GIVEN REQUEST: From the first line of the data below through the line bearing "import plotly.graph_objects as go", reproduce each line exactly; do not include pictures.

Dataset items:

□ □ □ □ □ □ □

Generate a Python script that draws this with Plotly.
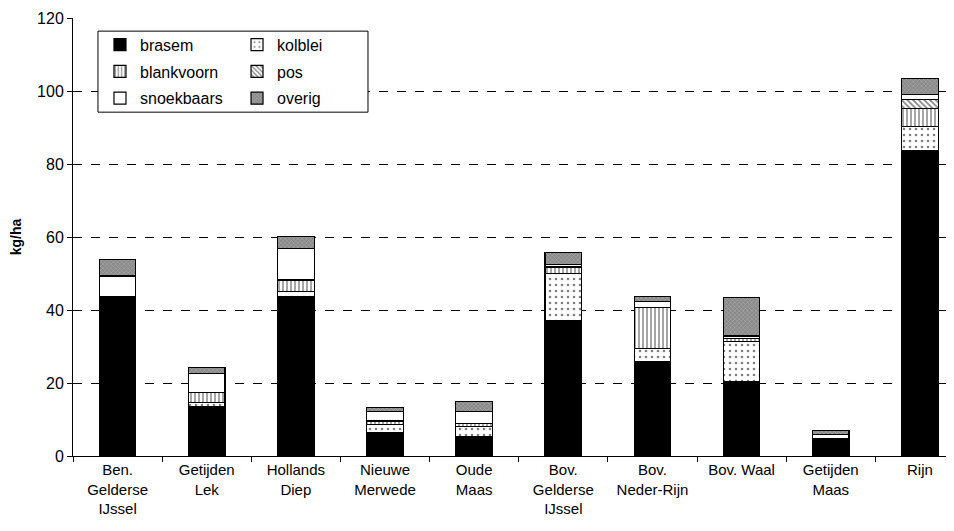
import plotly.graph_objects as go

categories = ["Ben.<br>Gelderse<br>IJssel", "Getijden<br>Lek", "Hollands<br>Diep", "Nieuwe<br>Merwede",
              "Oude<br>Maas", "Bov.<br>Gelderse<br>IJssel", "Bov.<br>Neder-Rijn", "Bov. Waal",
              "Getijden<br>Maas", "Rijn"]
brasem = [43.6, 13.5, 43.6, 6.5, 5.3, 37.0, 25.8, 20.4, 3.9, 83.8]
kolblei = [0.0, 1.1, 1.4, 2.2, 2.7, 13.0, 3.7, 10.9, 0.3, 6.4]
blankvoorn = [0.0, 2.7, 3.2, 0.9, 0.8, 1.6, 11.2, 0.8, 0.4, 5.0]
pos = [0.0, 0.0, 0.0, 0.0, 0.0, 0.4, 0.0, 0.0, 0.3, 2.5]
snoekbaars = [5.7, 5.3, 8.7, 2.7, 3.3, 0.5, 1.6, 0.8, 0.9, 1.4]
overig = [4.6, 1.6, 3.2, 0.9, 2.8, 3.3, 1.3, 10.6, 1.2, 4.4]

FONT = "Liberation Sans, Arial, sans-serif"

series = [
    ("brasem", brasem, dict(color="black"), "legend"),
    ("kolblei", kolblei, dict(color="white", pattern=dict(shape=".", fgcolor="black", bgcolor="white", size=6, solidity=0.15)), "legend2"),
    ("blankvoorn", blankvoorn, dict(color="white", pattern=dict(shape="|", fgcolor="black", bgcolor="white", size=4, solidity=0.35)), "legend"),
    ("pos", pos, dict(color="white", pattern=dict(shape="\\", fgcolor="black", bgcolor="white", size=4, solidity=0.4)), "legend2"),
    ("snoekbaars", snoekbaars, dict(color="white"), "legend"),
    ("overig", overig, dict(color="#909090", pattern=dict(shape="x", fgcolor="#e0e0e0", bgcolor="#888888", size=3, solidity=0.3)), "legend2"),
]

fig = go.Figure()
for name, vals, mk, lg in series:
    mk = dict(mk)
    mk["line"] = dict(color="black", width=1.2)
    fig.add_trace(go.Bar(x=categories, y=vals, name=name, marker=mk, width=0.41,
                         legend=lg, legendgroup=name))

fig.update_layout(
    width=946, height=523,
    margin=dict(l=65, r=2, t=10, b=75),
    paper_bgcolor="white", plot_bgcolor="white",
    barmode="stack",
    font=dict(family=FONT, size=15, color="black"),
    showlegend=True,
    legend=dict(x=0.0307, y=0.978, xanchor="left", yanchor="top", bgcolor="rgba(0,0,0,0)",
                tracegroupgap=3, font=dict(size=16), traceorder="grouped"),
    legend2=dict(x=0.1866, y=0.978, xanchor="left", yanchor="top", bgcolor="rgba(0,0,0,0)",
                 tracegroupgap=3, font=dict(size=16), traceorder="grouped"),
    xaxis=dict(type="category", range=[-0.5, 9.36], showline=True, linecolor="black", linewidth=1,
               ticks="outside", tickson="boundaries", ticklen=5, tickcolor="black",
               showgrid=False, tickfont=dict(size=15)),
    yaxis=dict(range=[0, 120], dtick=20, showline=True, linecolor="black", linewidth=1,
               ticks="outside", ticklen=5, tickcolor="black",
               showgrid=True, gridcolor="black", griddash="dash", gridwidth=1,
               zeroline=False, tickfont=dict(size=16),
               title=dict(text="<b>kg/ha</b>", font=dict(size=14), standoff=16)),
    shapes=[dict(type="rect", xref="paper", yref="paper", x0=0.0284, x1=0.3356, y0=0.785, y1=0.970,
                 line=dict(color="black", width=1), fillcolor="white", layer="above")],
)

fig.write_html("out.html")
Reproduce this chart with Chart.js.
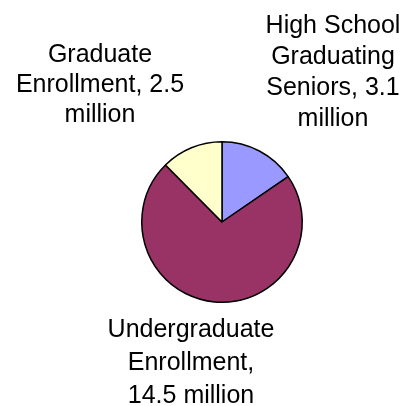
<!DOCTYPE html>
<html>
<head>
<meta charset="utf-8">
<script src="https://cdn.jsdelivr.net/npm/chart.js@4"></script>
<style>
html,body{margin:0;padding:0;background:#fff;}
#wrap{width:404px;height:406px;position:relative;}
</style>
</head>
<body>
<div id="wrap"><canvas id="c"></canvas></div>
<script>
const categories = ['High School Graduating Seniors', 'Undergraduate Enrollment', 'Graduate Enrollment'];
const values = [3.1, 14.5, 2.5];
const unit = 'million';
const colors = ['#9999FF', '#993366', '#FFFFCC'];

// label layout (offsets from pie centre, wrap widths, line spacing)
const labelLayout = [
  {dx: 111, dy: -189, wrap: 145, lh: 31},
  {dx: -31, dy: 115, wrap: 174, lh: 33},
  {dx: -122, dy: -160, wrap: 185, lh: 30}
];

function wrapText(ctx, text, maxW) {
  const words = text.split(' ');
  const lines = [];
  let cur = '';
  for (const w of words) {
    const t = cur ? cur + ' ' + w : w;
    if (ctx.measureText(t).width > maxW && cur) { lines.push(cur); cur = w; }
    else cur = t;
  }
  if (cur) lines.push(cur);
  return lines;
}

const labelPlugin = {
  id: 'outLabels',
  afterDraw(chart) {
    const ctx = chart.ctx;
    const meta = chart.getDatasetMeta(0);
    ctx.save();
    ctx.font = '25px "Liberation Sans", Arial, sans-serif';
    ctx.fillStyle = '#000';
    ctx.textAlign = 'center';
    ctx.textBaseline = 'alphabetic';
    meta.data.forEach((arc, i) => {
      const L = labelLayout[i];
      const text = categories[i] + ', ' + values[i] + ' ' + unit;
      const lines = wrapText(ctx, text, L.wrap);
      lines.forEach((ln, k) => {
        ctx.fillText(ln, arc.x + L.dx, arc.y + L.dy + k * L.lh);
      });
    });
    ctx.restore();
  }
};

new Chart(document.getElementById('c'), {
  type: 'pie',
  data: {
    labels: categories,
    datasets: [{
      data: values,
      backgroundColor: colors,
      borderColor: '#000',
      borderWidth: 1.5
    }]
  },
  options: {
    responsive: true,
    maintainAspectRatio: false,
    animation: false,
    layout: {padding: {left: 141, right: 101, top: 141, bottom: 103}},
    plugins: {legend: {display: false}, tooltip: {enabled: false}}
  },
  plugins: [labelPlugin]
});
</script>
</body>
</html>
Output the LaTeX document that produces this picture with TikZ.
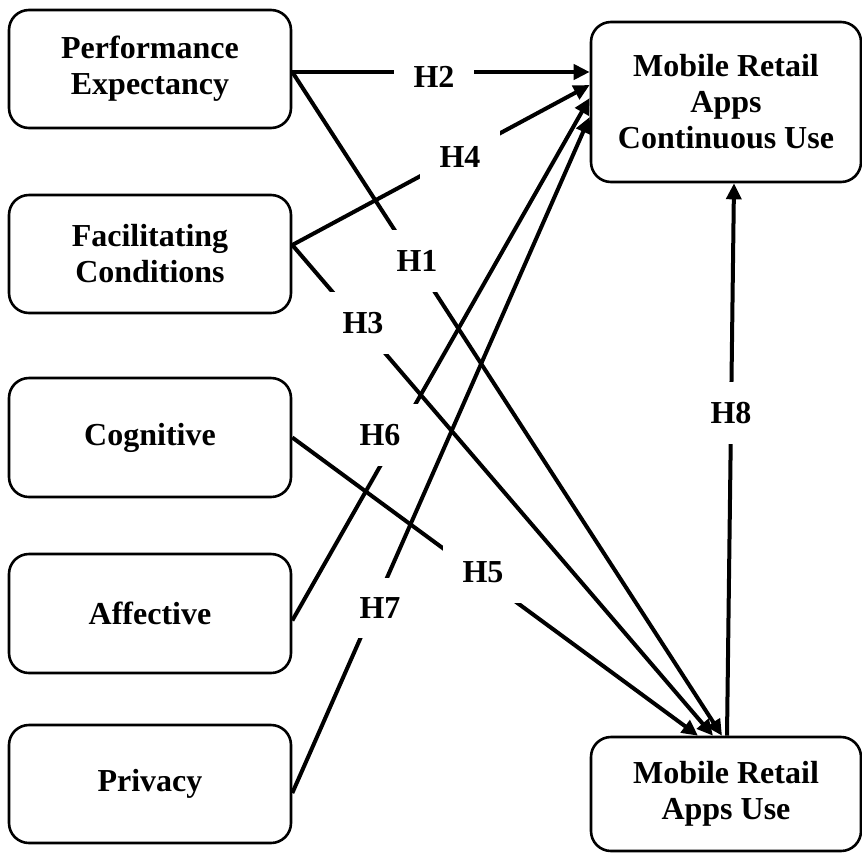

□ □ □ □ □ □ □

COMPLETE RESPONSE:
Generate a Python script that draws this with Plotly.
import plotly.graph_objects as go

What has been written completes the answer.